By Lyndsey Hall
The European Court of Justice ruled last Thursday that “mobile employees”, those who travel between their homes and the premises of their jobs without having a habitual office, should count their travel time to and from their first and last jobs of the day as part of their working hours. The ruling relates to the Working Time Directive, which states that workers must not exceed 48 hours per week on average, including any overtime, plus a minimum daily rest period of 11 consecutive hours in every 24. In the UK, employees can choose to opt out of this directive.
Under the ruling, care workers and workmen, such as plumbers and electricians, could be affected. Some employees could even be working an extra 10 hours a week including their travel time. The ruling is unlikely to affect those who have a fixed office but also work remotely on occasion, no matter how long your commute. However, you may be able to argue your case depending on the amount of time spent outside the office.
Whilst the ruling only relates to working hours and conditions, it could eventually affect remuneration, as some employers could be paying less than minimum wage once travel time is taken into account. Whether this will result in pay increases or a reduction in hours, we will have to wait and see.

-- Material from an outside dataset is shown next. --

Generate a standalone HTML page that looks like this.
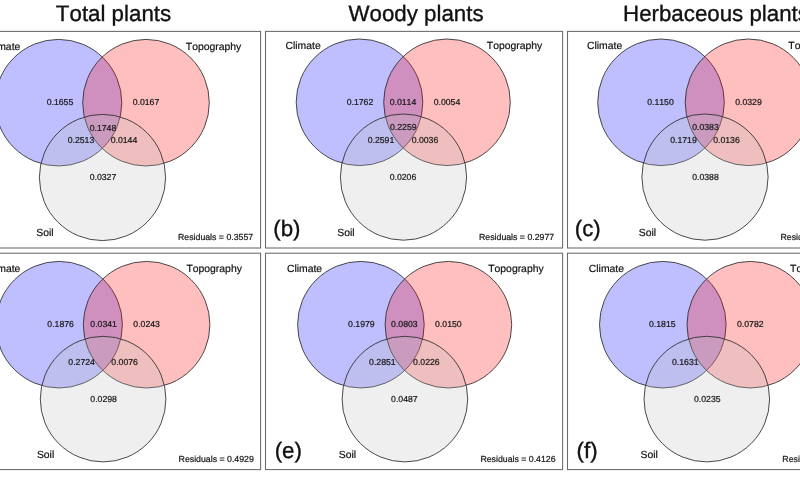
<!DOCTYPE html>
<html lang="en"><head><meta charset="utf-8"><title>Variation partitioning</title>
<style>
html,body{margin:0;padding:0;background:#fff;}
body{width:800px;height:480px;overflow:hidden;position:relative;}
svg{filter:blur(0.4px);font-kerning:none;text-rendering:geometricPrecision;position:absolute;left:0;top:0;display:block;font-family:"Liberation Sans",Arial,Helvetica,sans-serif;}
.t{font-size:22.3px;fill:#111;stroke:#111;stroke-width:0.35px;text-anchor:middle;}
.l{font-size:10.4px;fill:#111;stroke:#111;stroke-width:0.2px;}
.n{font-size:8.7px;fill:#1a1a1a;stroke:#1a1a1a;stroke-width:0.22px;text-anchor:middle;}
.r{font-size:8.75px;fill:#1a1a1a;stroke:#1a1a1a;stroke-width:0.22px;text-anchor:end;}
.p{font-size:22.3px;fill:#111;stroke:#111;stroke-width:0.35px;}
.f{fill:#fff;stroke:#6a6a6a;stroke-width:1.05;}
.c{stroke:#2a2a2a;stroke-width:0.85;}
</style></head><body>
<svg width="800" height="480" viewBox="0 0 800 480">
<rect x="0" y="0" width="800" height="480" fill="#fff"/>
<text class="t" x="113.5" y="20.7">Total plants</text>
<text class="t" x="416" y="20.7">Woody plants</text>
<text class="t" x="716" y="20.7">Herbaceous plants</text>
<g transform="translate(-302.0,0.0)">
<rect class="f" x="265.5" y="31.4" width="297.1" height="216.6"/>
<g transform="translate(1.0,0.4)">
<circle class="c" cx="359.5" cy="102.3" r="63.3" fill="rgba(0,0,255,0.25)"/>
<circle class="c" cx="447.0" cy="102.3" r="63.3" fill="rgba(255,0,0,0.25)"/>
<circle class="c" cx="403.5" cy="177.1" r="63.1" fill="rgba(190,190,190,0.25)"/>
<text class="l" x="286.1" y="49.4">Climate</text>
<text class="l" x="486.8" y="49.3">Topography</text>
<text class="l" x="337.3" y="235.6">Soil</text>
<text class="p" x="273.3" y="235.6">(a)</text>
<text class="r" x="554.2" y="239.5">Residuals = 0.3557</text>
<text class="n" x="361" y="105.1">0.1655</text>
<text class="n" x="447" y="105.1">0.0167</text>
<text class="n" x="404" y="130.3">0.1748</text>
<text class="n" x="382" y="143.1">0.2513</text>
<text class="n" x="425" y="143.1">0.0144</text>
<text class="n" x="404" y="180.1">0.0327</text>
</g>
</g>
<g transform="translate(0.0,0.0)">
<rect class="f" x="265.5" y="31.4" width="297.1" height="216.6"/>
<g transform="translate(0,0)">
<circle class="c" cx="359.5" cy="102.3" r="63.3" fill="rgba(0,0,255,0.25)"/>
<circle class="c" cx="447.0" cy="102.3" r="63.3" fill="rgba(255,0,0,0.25)"/>
<circle class="c" cx="403.5" cy="177.1" r="63.1" fill="rgba(190,190,190,0.25)"/>
<text class="l" x="285.5" y="49.4">Climate</text>
<text class="l" x="486.8" y="49.3">Topography</text>
<text class="l" x="337.3" y="235.6">Soil</text>
<text class="p" x="273.3" y="235.6">(b)</text>
<text class="r" x="554.2" y="239.5">Residuals = 0.2977</text>
<text class="n" x="360" y="105.1">0.1762</text>
<text class="n" x="403" y="105.1">0.0114</text>
<text class="n" x="447" y="105.1">0.0054</text>
<text class="n" x="403.3" y="130.1">0.2259</text>
<text class="n" x="381" y="143.1">0.2591</text>
<text class="n" x="425" y="143.1">0.0036</text>
<text class="n" x="403" y="180.1">0.0206</text>
</g>
</g>
<g transform="translate(302.0,0.0)">
<rect class="f" x="265.5" y="31.4" width="297.1" height="216.6"/>
<g transform="translate(-0.5,0)">
<circle class="c" cx="359.5" cy="102.3" r="63.3" fill="rgba(0,0,255,0.25)"/>
<circle class="c" cx="447.0" cy="102.3" r="63.3" fill="rgba(255,0,0,0.25)"/>
<circle class="c" cx="403.5" cy="177.1" r="63.1" fill="rgba(190,190,190,0.25)"/>
<text class="l" x="285.5" y="49.4">Climate</text>
<text class="l" x="486.8" y="49.3">Topography</text>
<text class="l" x="337.3" y="235.6">Soil</text>
<text class="p" x="273.3" y="235.6">(c)</text>
<text class="r" x="554.2" y="239.5">Residuals = 0.3795</text>
<text class="n" x="359" y="105.1">0.1150</text>
<text class="n" x="447" y="105.1">0.0329</text>
<text class="n" x="404" y="130.3">0.0383</text>
<text class="n" x="382" y="143.1">0.1719</text>
<text class="n" x="425" y="143.1">0.0136</text>
<text class="n" x="404" y="180.1">0.0388</text>
</g>
</g>
<g transform="translate(-302.0,221.5)">
<rect class="f" x="265.5" y="31.7" width="297.1" height="216.4"/>
<g transform="translate(1.6,0.9)">
<circle class="c" cx="359.5" cy="102.3" r="63.3" fill="rgba(0,0,255,0.25)"/>
<circle class="c" cx="447.0" cy="102.3" r="63.3" fill="rgba(255,0,0,0.25)"/>
<circle class="c" cx="403.5" cy="176.7" r="62.8" fill="rgba(190,190,190,0.25)"/>
<text class="l" x="285.5" y="49.4">Climate</text>
<text class="l" x="486.8" y="49.3">Topography</text>
<text class="l" x="337.3" y="235.6">Soil</text>
<text class="p" x="273.3" y="235.6">(d)</text>
<text class="r" x="554.2" y="239.5">Residuals = 0.4929</text>
<text class="n" x="361" y="105.1">0.1876</text>
<text class="n" x="404" y="105.1">0.0341</text>
<text class="n" x="447" y="105.1">0.0243</text>
<text class="n" x="382" y="143.1">0.2724</text>
<text class="n" x="425" y="143.1">0.0076</text>
<text class="n" x="404" y="180.1">0.0298</text>
</g>
</g>
<g transform="translate(0.0,221.5)">
<rect class="f" x="265.5" y="31.7" width="297.1" height="216.4"/>
<g transform="translate(1.4,0.9)">
<circle class="c" cx="359.5" cy="102.3" r="63.3" fill="rgba(0,0,255,0.25)"/>
<circle class="c" cx="447.0" cy="102.3" r="63.3" fill="rgba(255,0,0,0.25)"/>
<circle class="c" cx="403.5" cy="176.7" r="62.8" fill="rgba(190,190,190,0.25)"/>
<text class="l" x="285.5" y="49.4">Climate</text>
<text class="l" x="486.8" y="49.3">Topography</text>
<text class="l" x="337.3" y="235.6">Soil</text>
<text class="p" x="273.3" y="235.6">(e)</text>
<text class="r" x="554.2" y="239.5">Residuals = 0.4126</text>
<text class="n" x="360" y="105.1">0.1979</text>
<text class="n" x="403" y="105.1">0.0803</text>
<text class="n" x="447" y="105.1">0.0150</text>
<text class="n" x="381" y="143.1">0.2851</text>
<text class="n" x="425" y="143.1">0.0226</text>
<text class="n" x="403" y="180.1">0.0487</text>
</g>
</g>
<g transform="translate(302.0,221.5)">
<rect class="f" x="265.5" y="31.7" width="297.1" height="216.4"/>
<g transform="translate(1.3,0.9)">
<circle class="c" cx="359.5" cy="102.3" r="63.3" fill="rgba(0,0,255,0.25)"/>
<circle class="c" cx="447.0" cy="102.3" r="63.3" fill="rgba(255,0,0,0.25)"/>
<circle class="c" cx="403.5" cy="176.7" r="62.8" fill="rgba(190,190,190,0.25)"/>
<text class="l" x="285.5" y="49.4">Climate</text>
<text class="l" x="486.8" y="49.3">Topography</text>
<text class="l" x="337.3" y="235.6">Soil</text>
<text class="p" x="273.3" y="235.6">(f)</text>
<text class="r" x="554.2" y="239.5">Residuals = 0.5537</text>
<text class="n" x="359" y="105.1">0.1815</text>
<text class="n" x="447" y="105.1">0.0782</text>
<text class="n" x="382" y="143.1">0.1631</text>
<text class="n" x="404" y="180.1">0.0235</text>
</g>
</g>
</svg>
</body></html>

According to Chris Tutton from Irwin Mitchell, employers will probably start to ensure that workers’ first and last assignments are the closest to home, or even ask them to opt out of the directive.
“The UK Government will also be under pressure by unions and workers in relation to issues surrounding the National Minimum Wage Regulations to require employers to pay for this time…it could dramatically increase the payroll costs of businesses who employ low paid staff.”